Point Cabrillo Scenery
If visiting all the shoreline, the northern path is the best route to start. A walk along here, then on a linked, less-used path to the right, reaches the main beach in the park (Frolic Cove
), a still relatively small stretch of sand and stones, overlooked by houses on the bluffs to the north. The bay is named after the ship Frolic
, wrecked here in 1850. Moving southwards along the coast, the next inlet is a rocky cove with sea caves on both sides, and a small island, all viewable via an easy climb down. Beyond here are various terraces and bays, extending south to the lighthouse, which is built just 60 feet from the edge of the bluffs at the closest point, on a peninsula that is gradually being eroded to form a detached plateau; the peninsula is 500 feet across at the widest point, but just 100 feet wide at the inland edge.
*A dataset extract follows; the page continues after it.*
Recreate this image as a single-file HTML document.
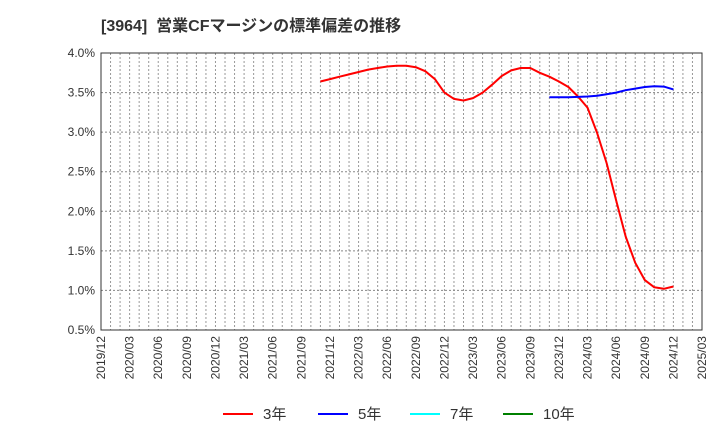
<!DOCTYPE html>
<html><head><meta charset="utf-8"><style>
body{margin:0;background:#fff;font-family:"Liberation Sans","Noto Sans CJK JP",sans-serif;}
</style></head><body>
<svg width="720" height="440" xmlns="http://www.w3.org/2000/svg">
<text x="101" y="31" font-size="16" font-weight="bold" fill="#333" font-family="Liberation Sans,Noto Sans CJK JP,sans-serif" xml:space="preserve">[3964]  営業CFマージンの標準偏差の推移</text>
<g id="grid"></g>
<g id="axes"></g>
<g id="series"></g>
<g id="legend"></g>
</svg>
<script>
const NS="http://www.w3.org/2000/svg";
const xTicks=["2019/12","2020/03","2020/06","2020/09","2020/12","2021/03","2021/06","2021/09","2021/12","2022/03","2022/06","2022/09","2022/12","2023/03","2023/06","2023/09","2023/12","2024/03","2024/06","2024/09","2024/12","2025/03"];
const yTicks=[0.5,1.0,1.5,2.0,2.5,3.0,3.5,4.0];
const red3Start=23;
const red3=[3.64,3.67,3.70,3.73,3.76,3.79,3.81,3.83,3.84,3.84,3.82,3.77,3.67,3.50,3.42,3.40,3.43,3.50,3.60,3.71,3.78,3.81,3.81,3.75,3.70,3.64,3.57,3.45,3.31,2.99,2.61,2.14,1.68,1.35,1.13,1.04,1.02,1.05];
const blue5Start=47;
const blue5=[3.44,3.44,3.44,3.445,3.45,3.46,3.48,3.50,3.53,3.55,3.57,3.58,3.575,3.54];
const L=101,R=702,T=53,B=330,months=63;
const xs=m=>L+m*(R-L)/months;
const ys=v=>B-(v-0.5)/3.5*(B-T);
function mk(tag,attrs,parent){const e=document.createElementNS(NS,tag);for(const k in attrs)e.setAttribute(k,attrs[k]);parent.appendChild(e);return e;}
const grid=document.getElementById('grid'),axes=document.getElementById('axes'),series=document.getElementById('series'),legend=document.getElementById('legend');
for(let m=1;m<months;m++){const l=mk('line',{x1:xs(m),x2:xs(m),y1:T,y2:B,stroke:'#999','stroke-width':1,'stroke-dasharray':'2,2'},grid);

}
yTicks.forEach(v=>{const y=ys(v);
if(v>0.5&&v<4){const l=mk('line',{x1:L,x2:R,y1:y,y2:y,stroke:'#888','stroke-width':1,'stroke-dasharray':'2,2'},grid);

}
const t=mk('text',{x:L-6,y:y+4,'text-anchor':'end','font-size':12,fill:'#333'},axes);t.textContent=v.toFixed(1)+'%';

});
xTicks.forEach((s,i)=>{const x=xs(i*3);const t=mk('text',{transform:`translate(${x+4},${B+6}) rotate(-90)`,'text-anchor':'end','font-size':12,fill:'#333'},axes);t.textContent=s;

});
const fr=mk('rect',{x:L,y:T,width:R-L,height:B-T,fill:'none',stroke:'#333','stroke-width':1},axes);


function line(data,start,color,name){const p=data.map((v,i)=>xs(start+i).toFixed(1)+','+ys(v).toFixed(1)).join(' ');
const e=mk('polyline',{points:p,fill:'none',stroke:color,'stroke-width':2,'stroke-linejoin':'round'},series);

}
line(red3,red3Start,'#ff0000','series-3yr');
line(blue5,blue5Start,'#0000ff','series-5yr');
const leg=[['3年','#ff0000',223],['5年','#0000ff',318],['7年','#00ffff',410],['10年','#008000',503]];
leg.forEach(([n,c,x])=>{const g=mk('g',{},legend);


mk('line',{x1:x,x2:x+30,y1:414,y2:414,stroke:c,'stroke-width':2},g);
const t=mk('text',{x:x+40,y:419,'font-size':15,fill:'#333'},g);t.textContent=n;});
</script>
</body></html>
The coast is similar south of the lighthouse, with several more inlets and little beaches, but no more routes down to the water's edge. The intermediate-level terraces can be explored however, and they are formed of grey-brown greywacke sandstone eroded into a variety of shapes, though not any of the photogenic tafoni textures. The very edge of the bluffs are home to great colonies of invasive iceplants, mostly carpobrotus chilensis
, the sea fig. The southern section of the park seems less visited, and the shoreline path is narrower: another residential area borders the preserve, with more homes constructed right at the edge of the coast.